Como se chegou a isto?

Desde o início que os clubes sabiam que Luís Duque, na liga, seria como um bombeiro. O antigo dirigente do Sporting foi eleito em outubro de 2014 para apagar os fogos que Mário Figueiredo, o antecessor, ateara — contas da Liga a tremerem e o campeonato nacional desprovido de patrocinador. Em menos de oito meses, Duque renunciou ao salário de presidente da Liga de Clubes, mexeu-se, teve reuniões, fez telefonemas e foram surgindo novidades.

Ao patrocínio da NOS à primeira liga, em fevereiro (com 18 jornadas então realizadas na versão 2014/2015 do campeonato), seguiu-se, em julho, o dos CTT à próxima edição da Taça da Liga. Os clubes gostaram, aplaudiram a estabilidade recém-conseguida e, depois, alteraram os estatutos da LPFP. Foi esta alteração, votada e decidida em Assembleia Geral, que obrigou Luís Duque a demitir-se quando já todos sabiam, de antemão, que ele se iria recandidatar ao cargo para continuar o trabalho interrompido. Aí, de repente, apareceu Pedro Proença.

Não chegou a apitar nem a mostrar cartões. Seis dias antes das eleições, o árbitro que passou a ex-árbitro em janeiro anunciava que era candidato à presidência da Liga de Clubes. A surpresa foi alguma. Proença mantivera-se enigmático desde a retirada das lides do apito e, até então, a sua voz apenas se ouvira para falar do Conselho da Arbitragem da Federação Portuguesa de Futebol ou da sua nomeação, no início de julho, para o Comité de Arbitragem da UEFA.
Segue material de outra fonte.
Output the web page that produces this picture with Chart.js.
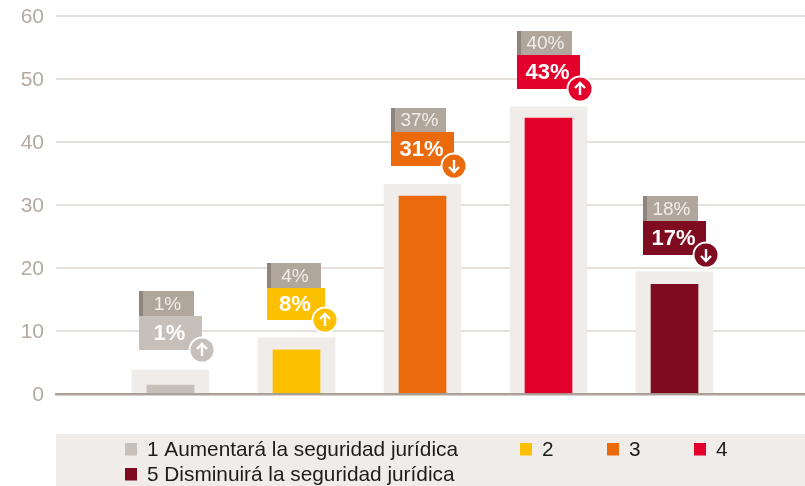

Porto, 23/07/2015 - Entrega das listas da candidatura à Presidência da Liga Portuguesa de Futebol Profissional, na sede da Liga no Porto. Luis Duque, candidato à Presidência da Liga Portuguesa de Futebol Profissional. ( Global Imagens )

Antes da eleição, o Expresso dizia que Luís Duque tinha garantido o apoio do Benfica, Sporting de Braga, Boavista, Tondela, Oriental, Farense, Desportivo das Aves e Famalicão. Já Pedro Proença, o árbitro que mais nas vistas deu na histórias dos homens do apito portugueses, que esteve numa final da Liga dos Campeões e, em 2013, foi considerado o melhor árbitro do mundo, tinha do seu lado o FC Porto, Sporting, Estoril, Moreirense, Marítimo e União da Madeira.

Ou seja, há dois grandes de um lado e um do outro. Jorge Nuno Pinto da Costa, líder dos dragões, chegou a criticar Duque por não ir às reuniões com a Federação Portuguesa de Futebol (FPF), por, alegadamente, não as achar interessantes. “Não tem o mínimo de condições”, resumiu o presidente do FC Porto, dizendo ainda, em entrevista ao Jogo, que os patrocínios da NOS e da CTT foram conseguidos por Joaquim Oliveira, presidente da SportTV e da Controlinveste — e que Luís Duque apenas se “limitou a assinar”. Já Bruno de Carvalho disse e reafirmou que a presença de Duque na Liga de Clubes era “uma afronta ao Sporting”.

Do outro lado havia o Benfica, único dos grandes que, através do seu canal de televisão, compete hoje com a SportTV pela compra dos direitos de transmissão televisiva dos principais campeonatos europeus — além da Premier League inglesa, a estação encarnada já garantiu também a Ligue 1 francesa e a Séria A italiana. Luís Filipe Vieira, presidente do Benfica, considerou “notório” que Pedro Proença “só aparece [como candidato] por intermédio do FC Porto, para fazer o confronto com o presidente da FPF, nomeadamente no que diz respeito a pretensas alterações no Conselho de Arbitragem”.